▶ **WHAT IS EXPECTED**: Restate each line word for word. Leave out every picture.
** START RAW DATA **
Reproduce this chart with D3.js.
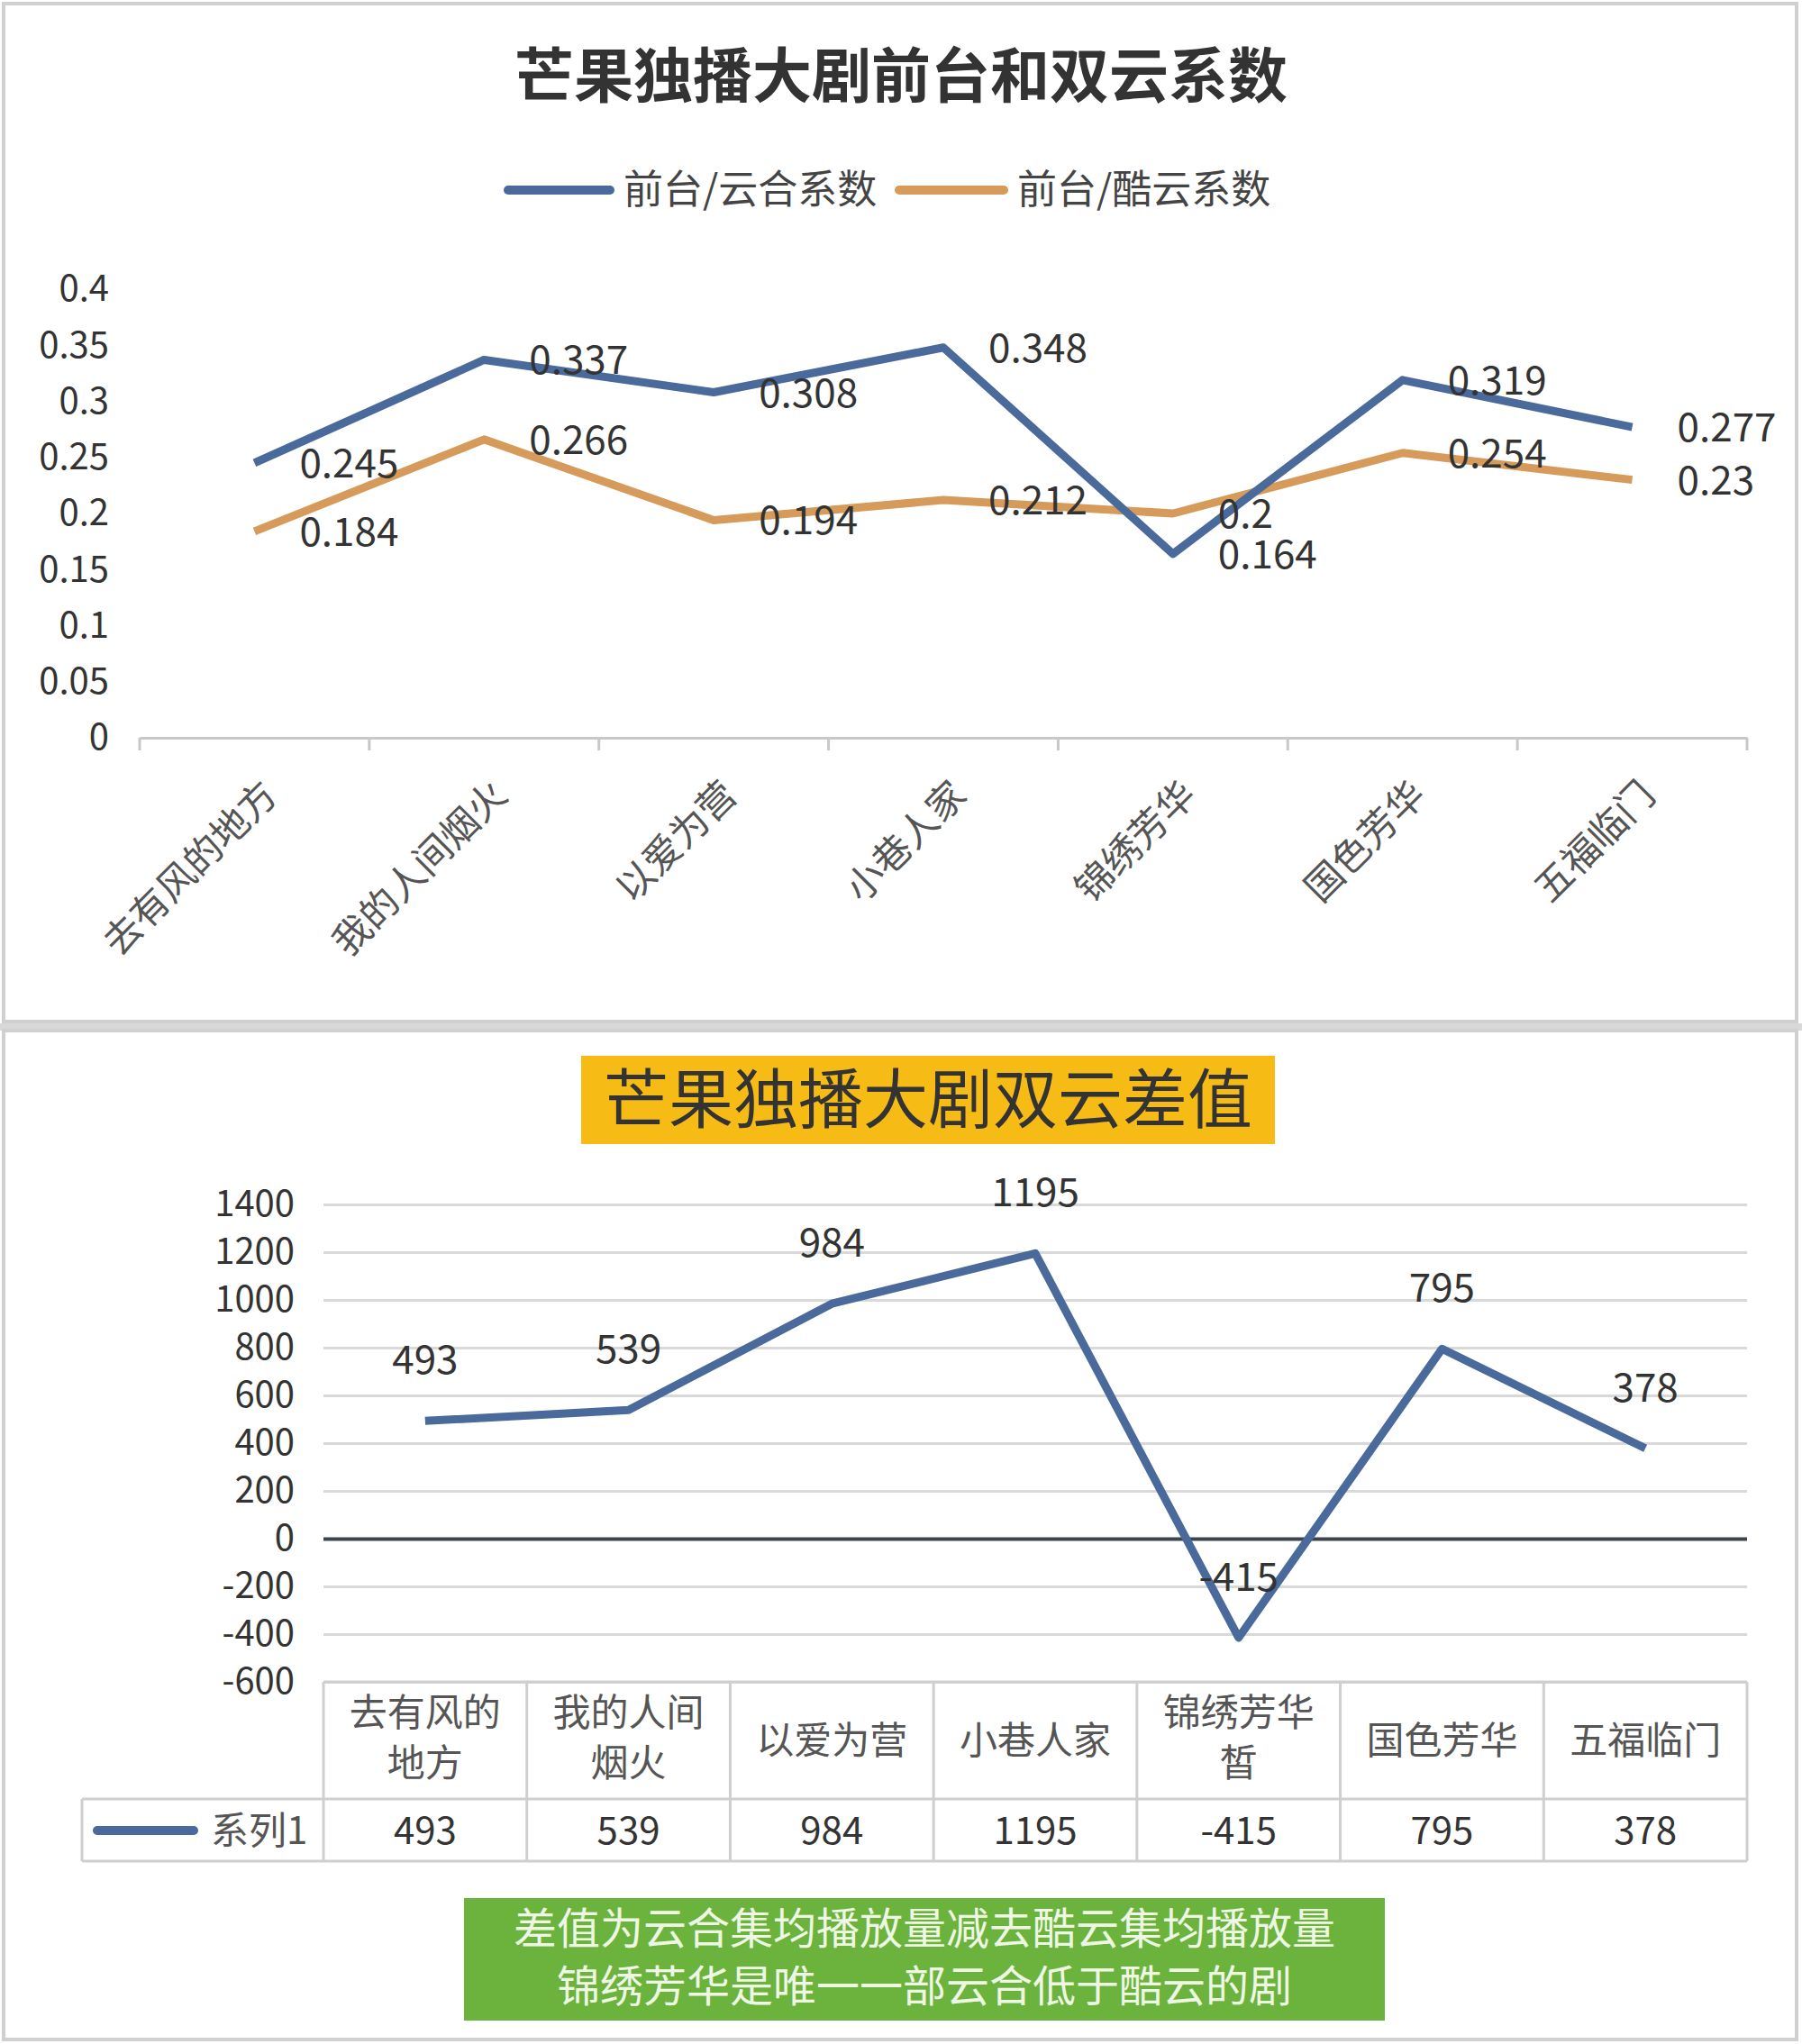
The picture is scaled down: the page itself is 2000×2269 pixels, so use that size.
<!DOCTYPE html><html><head><meta charset="utf-8"><script src="https://cdn.jsdelivr.net/npm/d3@7"></script>
<style>body{margin:0;background:#fff}svg text{font-family:"Noto Sans CJK SC","Noto Sans",sans-serif}</style></head><body>
<svg id="c" width="2000" height="2269"></svg>
<script>
const categories=["去有风的地方","我的人间烟火","以爱为营","小巷人家","锦绣芳华","国色芳华","五福临门"];
const yunhe=[0.245,0.337,0.308,0.348,0.164,0.319,0.277];
const kuyun=[0.184,0.266,0.194,0.212,0.2,0.254,0.23];
const topTicks=[0,0.05,0.1,0.15,0.2,0.25,0.3,0.35,0.4];
const tableHeaders=[["去有风的","地方"],["我的人间","烟火"],["以爱为营"],["小巷人家"],["锦绣芳华","皙"],["国色芳华"],["五福临门"]];
const diff=[493,539,984,1195,-415,795,378];
const diffTicks=[-600,-400,-200,0,200,400,600,800,1000,1200,1400];
const BLUE="#4a6a9b",ORANGE="#d69b5a",TXT="#333";
const svg=d3.select("#c");
svg.append("rect").attr("x",4).attr("y",4).attr("width",1990).attr("height",1130).attr("fill","#fff").attr("stroke","#d0d0d0").attr("stroke-width",4);
svg.append("rect").attr("x",0).attr("y",1136).attr("width",2000).attr("height",8).attr("fill","#d8d8d8");
svg.append("rect").attr("x",4).attr("y",1144).attr("width",1990).attr("height",1120).attr("fill","#fff").attr("stroke","#d0d0d0").attr("stroke-width",4);
svg.append("text").attr("x",1000).attr("y",108).attr("text-anchor","middle").attr("font-size",66).attr("font-weight","bold").attr("fill",TXT).text("芒果独播大剧前台和双云系数");
const leg=[[564,677,692,BLUE,"前台/云合系数"],[998,1114,1129,ORANGE,"前台/酷云系数"]];
leg.forEach(l=>{svg.append("line").attr("x1",l[0]).attr("x2",l[1]).attr("y1",211).attr("y2",211).attr("stroke",l[3]).attr("stroke-width",10).attr("stroke-linecap","round");
svg.append("text").attr("x",l[2]).attr("y",226).attr("font-size",44).attr("fill","#444").text(l[4]);});
const x1=d3.scaleBand().domain(categories).range([155,1939]);
const y1=d3.scaleLinear().domain([0,0.4]).range([819,321]);
const ax=svg.append("g").attr("transform","translate(0,819)").call(d3.axisBottom(x1).tickSize(0).tickFormat(""));
ax.select(".domain").attr("stroke","#c8c8c8").attr("stroke-width",3);
[...categories.map(c=>x1(c)),1939].forEach(v=>svg.append("line").attr("x1",v).attr("x2",v).attr("y1",819).attr("y2",833).attr("stroke","#c8c8c8").attr("stroke-width",3));
const ay=svg.append("g").attr("transform","translate(124,0)").call(d3.axisLeft(y1).tickValues(topTicks).tickSize(0).tickFormat(d=>String(+d.toFixed(2))));
ay.select(".domain").remove();ay.selectAll("text").attr("font-size",40).attr("fill",TXT).attr("font-family","Noto Sans");
categories.forEach(c=>{const cx=x1(c)+x1.bandwidth()/2;
svg.append("text").attr("transform",`translate(${cx+28},885) rotate(-45)`).attr("text-anchor","end").attr("font-size",42).attr("fill","#555").text(c);});
const ln1=d3.line().x((d,i)=>x1(categories[i])+x1.bandwidth()/2).y(d=>y1(d));
[[kuyun,ORANGE],[yunhe,BLUE]].forEach(s=>{svg.append("path").attr("d",ln1(s[0])).attr("fill","none").attr("stroke",s[1]).attr("stroke-width",9).attr("stroke-linejoin","round");});
[yunhe,kuyun].forEach(s=>s.forEach((v,i)=>svg.append("text").attr("x",x1(categories[i])+x1.bandwidth()/2+50).attr("y",y1(v)+16).attr("font-size",44).attr("fill",TXT).attr("font-family","Noto Sans").text(v)));
svg.append("rect").attr("x",645).attr("y",1172).attr("width",770).attr("height",98).attr("fill","#f6bb14");
svg.append("text").attr("x",1030).attr("y",1246).attr("text-anchor","middle").attr("font-size",72).attr("fill",TXT).text("芒果独播大剧双云差值");
const x2=d3.scaleBand().domain(categories).range([359,1939]);
const y2=d3.scaleLinear().domain([-600,1400]).range([1867,1337]);
const g2=svg.append("g").attr("transform","translate(1939,0)").call(d3.axisLeft(y2).tickValues(diffTicks).tickSize(1580).tickFormat(""));
g2.select(".domain").remove();g2.selectAll("line").attr("stroke",d=>d===0?"#3a4550":"#d9d9d9").attr("stroke-width",d=>d===0?4:3);
const ay2=svg.append("g").attr("transform","translate(330,0)").call(d3.axisLeft(y2).tickValues(diffTicks).tickSize(0).tickFormat(d=>String(d)));
ay2.select(".domain").remove();ay2.selectAll("text").attr("font-size",40).attr("fill",TXT).attr("font-family","Noto Sans");
const ln2=d3.line().x((d,i)=>x2(categories[i])+x2.bandwidth()/2).y(d=>y2(d));
svg.append("path").attr("d",ln2(diff)).attr("fill","none").attr("stroke",BLUE).attr("stroke-width",9).attr("stroke-linejoin","round");
diff.forEach((v,i)=>svg.append("text").attr("x",x2(categories[i])+x2.bandwidth()/2).attr("y",y2(v)-52).attr("text-anchor","middle").attr("font-size",44).attr("fill",TXT).attr("font-family","Noto Sans").text(v));
const tc="#cfcfcf";
const T=1867,M=1997,B=2066;
svg.append("line").attr("x1",359).attr("x2",1939).attr("y1",T).attr("y2",T).attr("stroke",tc).attr("stroke-width",3);
svg.append("line").attr("x1",91).attr("x2",1939).attr("y1",M).attr("y2",M).attr("stroke",tc).attr("stroke-width",3);
svg.append("line").attr("x1",91).attr("x2",1939).attr("y1",B).attr("y2",B).attr("stroke",tc).attr("stroke-width",3);
svg.append("line").attr("x1",91).attr("x2",91).attr("y1",M).attr("y2",B).attr("stroke",tc).attr("stroke-width",3);
[...categories.map(c=>x2(c)),1939].forEach(v=>svg.append("line").attr("x1",v).attr("x2",v).attr("y1",T).attr("y2",B).attr("stroke",tc).attr("stroke-width",3));
categories.forEach((c,i)=>{const cx=x2(c)+x2.bandwidth()/2;const h=tableHeaders[i];
h.forEach((t,j)=>svg.append("text").attr("x",cx).attr("y",(h.length===1?1947:1916+j*56)).attr("text-anchor","middle").attr("font-size",42).attr("fill","#555").text(t));
svg.append("text").attr("x",cx).attr("y",2047).attr("text-anchor","middle").attr("font-size",42).attr("fill",TXT).attr("font-family","Noto Sans").text(diff[i]);});
svg.append("line").attr("x1",108).attr("x2",215).attr("y1",2032).attr("y2",2032).attr("stroke",BLUE).attr("stroke-width",10).attr("stroke-linecap","round");
svg.append("text").attr("x",234).attr("y",2047).attr("font-size",42).attr("fill","#555").text("系列1");
svg.append("rect").attr("x",515).attr("y",2107).attr("width",1022).attr("height",136).attr("fill","#6cb33e");
["差值为云合集均播放量减去酷云集均播放量","锦绣芳华是唯一一部云合低于酷云的剧"].forEach((t,i)=>svg.append("text").attr("x",1026).attr("y",2158+i*64).attr("text-anchor","middle").attr("font-size",48).attr("fill","#eef7e4").text(t));
</script></body></html>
** END RAW DATA **
▶ **PROBLEM SOLUTION**:
Reproduce this chart with D3.js.
The picture is scaled down: the page itself is 2000×2269 pixels, so use that size.
<!DOCTYPE html><html><head><meta charset="utf-8"><script src="https://cdn.jsdelivr.net/npm/d3@7"></script>
<style>body{margin:0;background:#fff}svg text{font-family:"Noto Sans CJK SC","Noto Sans",sans-serif}</style></head><body>
<svg id="c" width="2000" height="2269"></svg>
<script>
const categories=["去有风的地方","我的人间烟火","以爱为营","小巷人家","锦绣芳华","国色芳华","五福临门"];
const yunhe=[0.245,0.337,0.308,0.348,0.164,0.319,0.277];
const kuyun=[0.184,0.266,0.194,0.212,0.2,0.254,0.23];
const topTicks=[0,0.05,0.1,0.15,0.2,0.25,0.3,0.35,0.4];
const tableHeaders=[["去有风的","地方"],["我的人间","烟火"],["以爱为营"],["小巷人家"],["锦绣芳华","皙"],["国色芳华"],["五福临门"]];
const diff=[493,539,984,1195,-415,795,378];
const diffTicks=[-600,-400,-200,0,200,400,600,800,1000,1200,1400];
const BLUE="#4a6a9b",ORANGE="#d69b5a",TXT="#333";
const svg=d3.select("#c");
svg.append("rect").attr("x",4).attr("y",4).attr("width",1990).attr("height",1130).attr("fill","#fff").attr("stroke","#d0d0d0").attr("stroke-width",4);
svg.append("rect").attr("x",0).attr("y",1136).attr("width",2000).attr("height",8).attr("fill","#d8d8d8");
svg.append("rect").attr("x",4).attr("y",1144).attr("width",1990).attr("height",1120).attr("fill","#fff").attr("stroke","#d0d0d0").attr("stroke-width",4);
svg.append("text").attr("x",1000).attr("y",108).attr("text-anchor","middle").attr("font-size",66).attr("font-weight","bold").attr("fill",TXT).text("芒果独播大剧前台和双云系数");
const leg=[[564,677,692,BLUE,"前台/云合系数"],[998,1114,1129,ORANGE,"前台/酷云系数"]];
leg.forEach(l=>{svg.append("line").attr("x1",l[0]).attr("x2",l[1]).attr("y1",211).attr("y2",211).attr("stroke",l[3]).attr("stroke-width",10).attr("stroke-linecap","round");
svg.append("text").attr("x",l[2]).attr("y",226).attr("font-size",44).attr("fill","#444").text(l[4]);});
const x1=d3.scaleBand().domain(categories).range([155,1939]);
const y1=d3.scaleLinear().domain([0,0.4]).range([819,321]);
const ax=svg.append("g").attr("transform","translate(0,819)").call(d3.axisBottom(x1).tickSize(0).tickFormat(""));
ax.select(".domain").attr("stroke","#c8c8c8").attr("stroke-width",3);
[...categories.map(c=>x1(c)),1939].forEach(v=>svg.append("line").attr("x1",v).attr("x2",v).attr("y1",819).attr("y2",833).attr("stroke","#c8c8c8").attr("stroke-width",3));
const ay=svg.append("g").attr("transform","translate(124,0)").call(d3.axisLeft(y1).tickValues(topTicks).tickSize(0).tickFormat(d=>String(+d.toFixed(2))));
ay.select(".domain").remove();ay.selectAll("text").attr("font-size",40).attr("fill",TXT).attr("font-family","Noto Sans");
categories.forEach(c=>{const cx=x1(c)+x1.bandwidth()/2;
svg.append("text").attr("transform",`translate(${cx+28},885) rotate(-45)`).attr("text-anchor","end").attr("font-size",42).attr("fill","#555").text(c);});
const ln1=d3.line().x((d,i)=>x1(categories[i])+x1.bandwidth()/2).y(d=>y1(d));
[[kuyun,ORANGE],[yunhe,BLUE]].forEach(s=>{svg.append("path").attr("d",ln1(s[0])).attr("fill","none").attr("stroke",s[1]).attr("stroke-width",9).attr("stroke-linejoin","round");});
[yunhe,kuyun].forEach(s=>s.forEach((v,i)=>svg.append("text").attr("x",x1(categories[i])+x1.bandwidth()/2+50).attr("y",y1(v)+16).attr("font-size",44).attr("fill",TXT).attr("font-family","Noto Sans").text(v)));
svg.append("rect").attr("x",645).attr("y",1172).attr("width",770).attr("height",98).attr("fill","#f6bb14");
svg.append("text").attr("x",1030).attr("y",1246).attr("text-anchor","middle").attr("font-size",72).attr("fill",TXT).text("芒果独播大剧双云差值");
const x2=d3.scaleBand().domain(categories).range([359,1939]);
const y2=d3.scaleLinear().domain([-600,1400]).range([1867,1337]);
const g2=svg.append("g").attr("transform","translate(1939,0)").call(d3.axisLeft(y2).tickValues(diffTicks).tickSize(1580).tickFormat(""));
g2.select(".domain").remove();g2.selectAll("line").attr("stroke",d=>d===0?"#3a4550":"#d9d9d9").attr("stroke-width",d=>d===0?4:3);
const ay2=svg.append("g").attr("transform","translate(330,0)").call(d3.axisLeft(y2).tickValues(diffTicks).tickSize(0).tickFormat(d=>String(d)));
ay2.select(".domain").remove();ay2.selectAll("text").attr("font-size",40).attr("fill",TXT).attr("font-family","Noto Sans");
const ln2=d3.line().x((d,i)=>x2(categories[i])+x2.bandwidth()/2).y(d=>y2(d));
svg.append("path").attr("d",ln2(diff)).attr("fill","none").attr("stroke",BLUE).attr("stroke-width",9).attr("stroke-linejoin","round");
diff.forEach((v,i)=>svg.append("text").attr("x",x2(categories[i])+x2.bandwidth()/2).attr("y",y2(v)-52).attr("text-anchor","middle").attr("font-size",44).attr("fill",TXT).attr("font-family","Noto Sans").text(v));
const tc="#cfcfcf";
const T=1867,M=1997,B=2066;
svg.append("line").attr("x1",359).attr("x2",1939).attr("y1",T).attr("y2",T).attr("stroke",tc).attr("stroke-width",3);
svg.append("line").attr("x1",91).attr("x2",1939).attr("y1",M).attr("y2",M).attr("stroke",tc).attr("stroke-width",3);
svg.append("line").attr("x1",91).attr("x2",1939).attr("y1",B).attr("y2",B).attr("stroke",tc).attr("stroke-width",3);
svg.append("line").attr("x1",91).attr("x2",91).attr("y1",M).attr("y2",B).attr("stroke",tc).attr("stroke-width",3);
[...categories.map(c=>x2(c)),1939].forEach(v=>svg.append("line").attr("x1",v).attr("x2",v).attr("y1",T).attr("y2",B).attr("stroke",tc).attr("stroke-width",3));
categories.forEach((c,i)=>{const cx=x2(c)+x2.bandwidth()/2;const h=tableHeaders[i];
h.forEach((t,j)=>svg.append("text").attr("x",cx).attr("y",(h.length===1?1947:1916+j*56)).attr("text-anchor","middle").attr("font-size",42).attr("fill","#555").text(t));
svg.append("text").attr("x",cx).attr("y",2047).attr("text-anchor","middle").attr("font-size",42).attr("fill",TXT).attr("font-family","Noto Sans").text(diff[i]);});
svg.append("line").attr("x1",108).attr("x2",215).attr("y1",2032).attr("y2",2032).attr("stroke",BLUE).attr("stroke-width",10).attr("stroke-linecap","round");
svg.append("text").attr("x",234).attr("y",2047).attr("font-size",42).attr("fill","#555").text("系列1");
svg.append("rect").attr("x",515).attr("y",2107).attr("width",1022).attr("height",136).attr("fill","#6cb33e");
["差值为云合集均播放量减去酷云集均播放量","锦绣芳华是唯一一部云合低于酷云的剧"].forEach((t,i)=>svg.append("text").attr("x",1026).attr("y",2158+i*64).attr("text-anchor","middle").attr("font-size",48).attr("fill","#eef7e4").text(t));
</script></body></html>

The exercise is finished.